** start Stored rows **

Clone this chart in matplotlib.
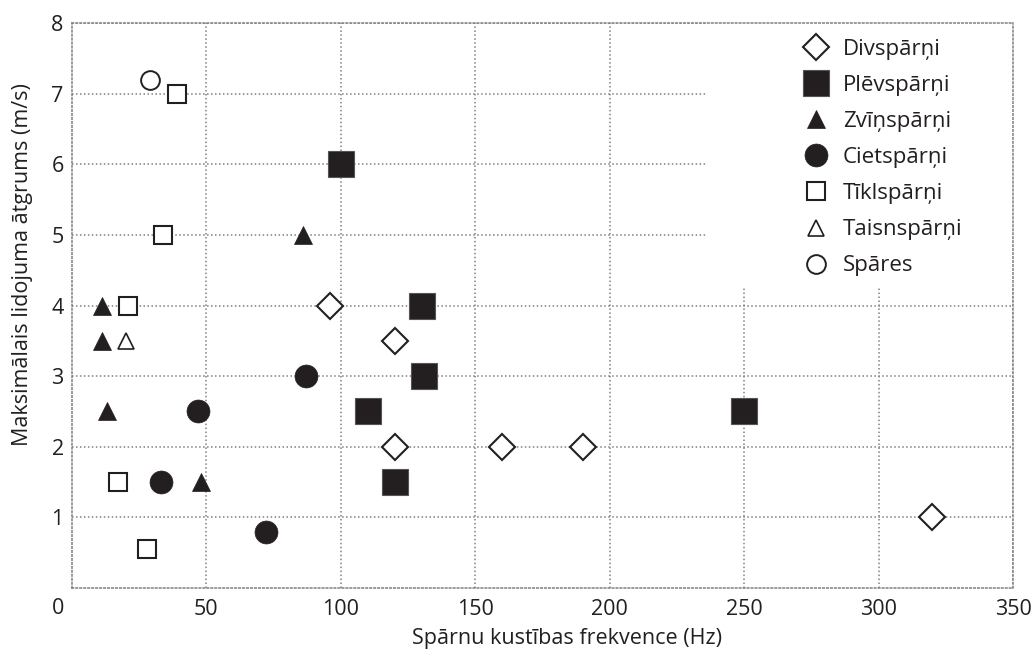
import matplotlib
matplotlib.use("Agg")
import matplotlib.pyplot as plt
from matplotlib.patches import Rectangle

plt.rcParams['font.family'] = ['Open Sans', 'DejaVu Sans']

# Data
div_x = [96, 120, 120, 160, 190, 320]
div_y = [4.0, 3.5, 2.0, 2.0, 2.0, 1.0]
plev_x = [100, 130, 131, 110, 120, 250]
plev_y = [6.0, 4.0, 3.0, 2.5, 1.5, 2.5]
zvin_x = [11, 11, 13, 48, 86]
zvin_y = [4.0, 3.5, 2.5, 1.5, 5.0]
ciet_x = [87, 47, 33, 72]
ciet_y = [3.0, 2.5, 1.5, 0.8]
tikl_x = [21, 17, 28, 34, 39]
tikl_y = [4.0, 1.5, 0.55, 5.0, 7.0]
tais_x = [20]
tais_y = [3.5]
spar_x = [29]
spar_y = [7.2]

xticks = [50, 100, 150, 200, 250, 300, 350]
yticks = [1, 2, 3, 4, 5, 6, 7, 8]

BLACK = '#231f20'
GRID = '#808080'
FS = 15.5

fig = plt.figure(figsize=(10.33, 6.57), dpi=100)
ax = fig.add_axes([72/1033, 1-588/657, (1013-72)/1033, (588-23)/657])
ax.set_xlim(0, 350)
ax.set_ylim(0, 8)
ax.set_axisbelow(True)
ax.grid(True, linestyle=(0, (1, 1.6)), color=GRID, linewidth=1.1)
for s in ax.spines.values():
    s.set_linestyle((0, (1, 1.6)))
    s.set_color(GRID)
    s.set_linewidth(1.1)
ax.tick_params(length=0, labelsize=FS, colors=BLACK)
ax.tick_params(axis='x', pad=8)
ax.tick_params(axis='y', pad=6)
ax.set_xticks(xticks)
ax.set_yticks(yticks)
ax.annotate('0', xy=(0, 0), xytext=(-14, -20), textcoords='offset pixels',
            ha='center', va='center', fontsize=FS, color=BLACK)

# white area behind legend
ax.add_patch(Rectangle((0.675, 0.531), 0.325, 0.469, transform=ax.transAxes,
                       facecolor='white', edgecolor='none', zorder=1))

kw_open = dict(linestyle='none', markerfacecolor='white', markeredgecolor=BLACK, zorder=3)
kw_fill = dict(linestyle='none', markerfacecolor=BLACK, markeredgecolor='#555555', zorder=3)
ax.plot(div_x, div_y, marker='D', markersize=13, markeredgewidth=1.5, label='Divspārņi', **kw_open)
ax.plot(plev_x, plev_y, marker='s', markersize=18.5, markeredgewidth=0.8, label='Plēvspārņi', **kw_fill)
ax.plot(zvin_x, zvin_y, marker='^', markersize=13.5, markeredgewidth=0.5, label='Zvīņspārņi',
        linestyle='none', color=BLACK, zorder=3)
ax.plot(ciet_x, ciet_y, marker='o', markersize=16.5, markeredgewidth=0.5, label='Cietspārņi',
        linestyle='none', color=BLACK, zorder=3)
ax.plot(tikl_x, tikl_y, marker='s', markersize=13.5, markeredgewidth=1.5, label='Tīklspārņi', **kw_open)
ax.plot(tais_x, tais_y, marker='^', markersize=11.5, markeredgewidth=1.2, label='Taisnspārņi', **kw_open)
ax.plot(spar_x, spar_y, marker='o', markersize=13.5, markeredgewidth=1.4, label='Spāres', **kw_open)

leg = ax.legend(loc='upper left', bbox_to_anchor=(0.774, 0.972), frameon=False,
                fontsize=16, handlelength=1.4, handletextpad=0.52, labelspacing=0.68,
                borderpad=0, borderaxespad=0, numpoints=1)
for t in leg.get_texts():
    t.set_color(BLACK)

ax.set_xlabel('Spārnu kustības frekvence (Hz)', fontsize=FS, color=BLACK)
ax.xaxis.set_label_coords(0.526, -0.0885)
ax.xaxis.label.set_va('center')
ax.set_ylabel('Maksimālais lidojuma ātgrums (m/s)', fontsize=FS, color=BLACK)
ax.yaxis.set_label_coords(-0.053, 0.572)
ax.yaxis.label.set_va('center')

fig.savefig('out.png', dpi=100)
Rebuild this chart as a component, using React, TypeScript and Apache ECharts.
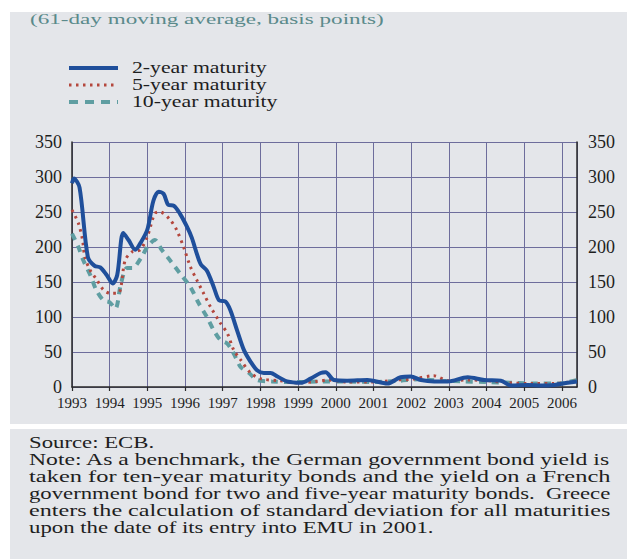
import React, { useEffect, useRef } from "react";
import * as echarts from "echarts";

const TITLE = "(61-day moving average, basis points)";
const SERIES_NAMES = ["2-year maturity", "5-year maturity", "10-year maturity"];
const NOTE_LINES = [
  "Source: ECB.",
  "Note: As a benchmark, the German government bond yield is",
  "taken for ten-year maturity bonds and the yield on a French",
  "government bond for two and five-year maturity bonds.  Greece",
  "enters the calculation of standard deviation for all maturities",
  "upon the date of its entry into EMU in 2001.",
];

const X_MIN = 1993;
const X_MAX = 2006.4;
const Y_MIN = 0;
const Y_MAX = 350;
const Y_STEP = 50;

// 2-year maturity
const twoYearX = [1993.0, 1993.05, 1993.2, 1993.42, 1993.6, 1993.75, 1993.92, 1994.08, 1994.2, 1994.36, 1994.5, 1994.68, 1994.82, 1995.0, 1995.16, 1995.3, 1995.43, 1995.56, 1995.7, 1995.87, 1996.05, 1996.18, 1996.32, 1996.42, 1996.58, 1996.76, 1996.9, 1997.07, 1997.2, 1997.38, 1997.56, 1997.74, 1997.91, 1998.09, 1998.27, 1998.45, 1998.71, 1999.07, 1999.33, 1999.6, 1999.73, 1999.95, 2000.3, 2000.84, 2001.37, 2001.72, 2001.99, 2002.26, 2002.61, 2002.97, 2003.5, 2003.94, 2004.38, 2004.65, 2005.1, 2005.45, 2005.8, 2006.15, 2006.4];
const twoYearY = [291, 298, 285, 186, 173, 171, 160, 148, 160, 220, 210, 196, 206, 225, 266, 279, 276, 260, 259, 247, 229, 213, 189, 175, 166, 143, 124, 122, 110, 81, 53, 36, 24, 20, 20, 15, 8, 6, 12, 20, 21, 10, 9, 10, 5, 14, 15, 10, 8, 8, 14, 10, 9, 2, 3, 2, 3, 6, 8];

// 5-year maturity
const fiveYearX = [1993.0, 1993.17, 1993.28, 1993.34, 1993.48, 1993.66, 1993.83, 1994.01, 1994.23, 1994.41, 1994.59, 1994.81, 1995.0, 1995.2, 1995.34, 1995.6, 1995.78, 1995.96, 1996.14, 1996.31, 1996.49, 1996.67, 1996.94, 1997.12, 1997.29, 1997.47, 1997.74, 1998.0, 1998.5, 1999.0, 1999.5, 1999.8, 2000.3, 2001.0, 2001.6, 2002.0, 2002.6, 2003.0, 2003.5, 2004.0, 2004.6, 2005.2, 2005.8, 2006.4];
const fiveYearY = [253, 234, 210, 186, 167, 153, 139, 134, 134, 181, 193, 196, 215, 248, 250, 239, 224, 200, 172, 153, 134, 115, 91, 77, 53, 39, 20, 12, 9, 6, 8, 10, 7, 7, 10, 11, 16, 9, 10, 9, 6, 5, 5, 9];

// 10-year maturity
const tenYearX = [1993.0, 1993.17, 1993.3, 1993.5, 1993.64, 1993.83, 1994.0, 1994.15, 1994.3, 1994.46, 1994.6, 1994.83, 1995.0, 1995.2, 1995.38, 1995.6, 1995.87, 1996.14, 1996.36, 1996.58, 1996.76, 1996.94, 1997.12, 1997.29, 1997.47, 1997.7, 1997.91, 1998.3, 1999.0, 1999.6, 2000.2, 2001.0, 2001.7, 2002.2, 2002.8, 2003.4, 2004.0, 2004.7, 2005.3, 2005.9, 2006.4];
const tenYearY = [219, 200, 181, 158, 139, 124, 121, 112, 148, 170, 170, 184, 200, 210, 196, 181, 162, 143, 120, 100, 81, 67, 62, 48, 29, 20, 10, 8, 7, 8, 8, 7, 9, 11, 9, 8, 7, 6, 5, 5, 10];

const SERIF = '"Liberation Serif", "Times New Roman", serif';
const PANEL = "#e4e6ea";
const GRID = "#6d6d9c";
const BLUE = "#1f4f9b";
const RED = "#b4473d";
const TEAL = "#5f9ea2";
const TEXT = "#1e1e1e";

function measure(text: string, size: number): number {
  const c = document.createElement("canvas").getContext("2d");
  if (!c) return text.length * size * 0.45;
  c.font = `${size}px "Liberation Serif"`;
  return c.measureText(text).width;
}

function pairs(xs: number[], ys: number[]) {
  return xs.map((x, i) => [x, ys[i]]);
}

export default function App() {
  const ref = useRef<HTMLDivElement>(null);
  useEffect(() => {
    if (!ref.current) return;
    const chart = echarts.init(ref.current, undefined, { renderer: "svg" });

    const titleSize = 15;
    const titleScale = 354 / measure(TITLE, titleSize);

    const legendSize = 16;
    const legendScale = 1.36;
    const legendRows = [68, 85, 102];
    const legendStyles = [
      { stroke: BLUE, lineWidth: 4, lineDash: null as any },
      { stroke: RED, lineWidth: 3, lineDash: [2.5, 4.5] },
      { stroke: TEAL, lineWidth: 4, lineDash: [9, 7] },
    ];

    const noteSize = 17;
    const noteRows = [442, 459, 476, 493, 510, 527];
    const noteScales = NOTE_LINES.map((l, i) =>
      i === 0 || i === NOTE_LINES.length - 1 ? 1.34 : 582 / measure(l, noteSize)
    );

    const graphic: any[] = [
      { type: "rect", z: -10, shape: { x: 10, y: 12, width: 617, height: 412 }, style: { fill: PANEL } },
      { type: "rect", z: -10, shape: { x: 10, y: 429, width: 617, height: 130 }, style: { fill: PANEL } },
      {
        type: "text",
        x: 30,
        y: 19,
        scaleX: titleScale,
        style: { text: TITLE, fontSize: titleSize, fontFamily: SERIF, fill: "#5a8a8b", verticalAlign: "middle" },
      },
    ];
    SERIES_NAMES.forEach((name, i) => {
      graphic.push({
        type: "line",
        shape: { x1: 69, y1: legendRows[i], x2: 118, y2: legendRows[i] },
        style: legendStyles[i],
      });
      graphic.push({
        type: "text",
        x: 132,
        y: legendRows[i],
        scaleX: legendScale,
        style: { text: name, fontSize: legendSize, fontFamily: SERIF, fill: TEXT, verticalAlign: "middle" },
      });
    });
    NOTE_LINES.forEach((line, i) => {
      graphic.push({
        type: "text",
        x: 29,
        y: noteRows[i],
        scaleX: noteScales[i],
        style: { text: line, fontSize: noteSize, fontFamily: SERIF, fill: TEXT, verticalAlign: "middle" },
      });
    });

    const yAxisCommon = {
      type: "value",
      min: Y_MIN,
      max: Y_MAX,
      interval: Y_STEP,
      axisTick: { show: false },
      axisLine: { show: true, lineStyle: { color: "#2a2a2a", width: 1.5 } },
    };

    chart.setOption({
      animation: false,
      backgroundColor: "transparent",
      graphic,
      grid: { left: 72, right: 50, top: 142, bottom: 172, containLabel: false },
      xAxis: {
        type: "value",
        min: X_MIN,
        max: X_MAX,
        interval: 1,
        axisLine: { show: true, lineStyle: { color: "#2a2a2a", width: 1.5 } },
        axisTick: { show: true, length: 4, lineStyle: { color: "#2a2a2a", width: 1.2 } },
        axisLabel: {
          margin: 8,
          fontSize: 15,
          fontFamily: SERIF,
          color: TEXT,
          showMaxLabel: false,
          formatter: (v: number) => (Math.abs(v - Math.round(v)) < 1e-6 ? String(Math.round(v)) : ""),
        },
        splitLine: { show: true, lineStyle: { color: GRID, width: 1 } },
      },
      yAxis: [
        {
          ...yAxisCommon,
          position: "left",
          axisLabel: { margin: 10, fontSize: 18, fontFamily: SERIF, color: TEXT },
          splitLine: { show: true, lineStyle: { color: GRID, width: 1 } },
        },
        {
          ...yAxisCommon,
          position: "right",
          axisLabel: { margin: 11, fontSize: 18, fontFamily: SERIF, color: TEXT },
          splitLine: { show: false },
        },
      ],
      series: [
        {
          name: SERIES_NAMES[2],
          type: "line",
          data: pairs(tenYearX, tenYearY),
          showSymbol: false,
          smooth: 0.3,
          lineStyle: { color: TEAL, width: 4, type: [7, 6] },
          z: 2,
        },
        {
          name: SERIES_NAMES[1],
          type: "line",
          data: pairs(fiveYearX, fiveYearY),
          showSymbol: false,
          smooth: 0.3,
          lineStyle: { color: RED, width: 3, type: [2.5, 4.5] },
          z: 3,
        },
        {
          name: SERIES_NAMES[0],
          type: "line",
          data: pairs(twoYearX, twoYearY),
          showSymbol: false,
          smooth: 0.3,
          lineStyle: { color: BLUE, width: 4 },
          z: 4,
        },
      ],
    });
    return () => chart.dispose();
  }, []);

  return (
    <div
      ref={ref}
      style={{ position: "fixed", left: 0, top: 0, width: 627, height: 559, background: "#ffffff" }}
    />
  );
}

** end Stored rows **

Could the lines from the top of the material through the line with "plt.rcParams['font.family'] = ['Open" be repeated exactly, pictures left out?

Clone this chart in matplotlib.
import matplotlib
matplotlib.use("Agg")
import matplotlib.pyplot as plt
from matplotlib.patches import Rectangle

plt.rcParams['font.family'] = ['Open Sans', 'DejaVu Sans']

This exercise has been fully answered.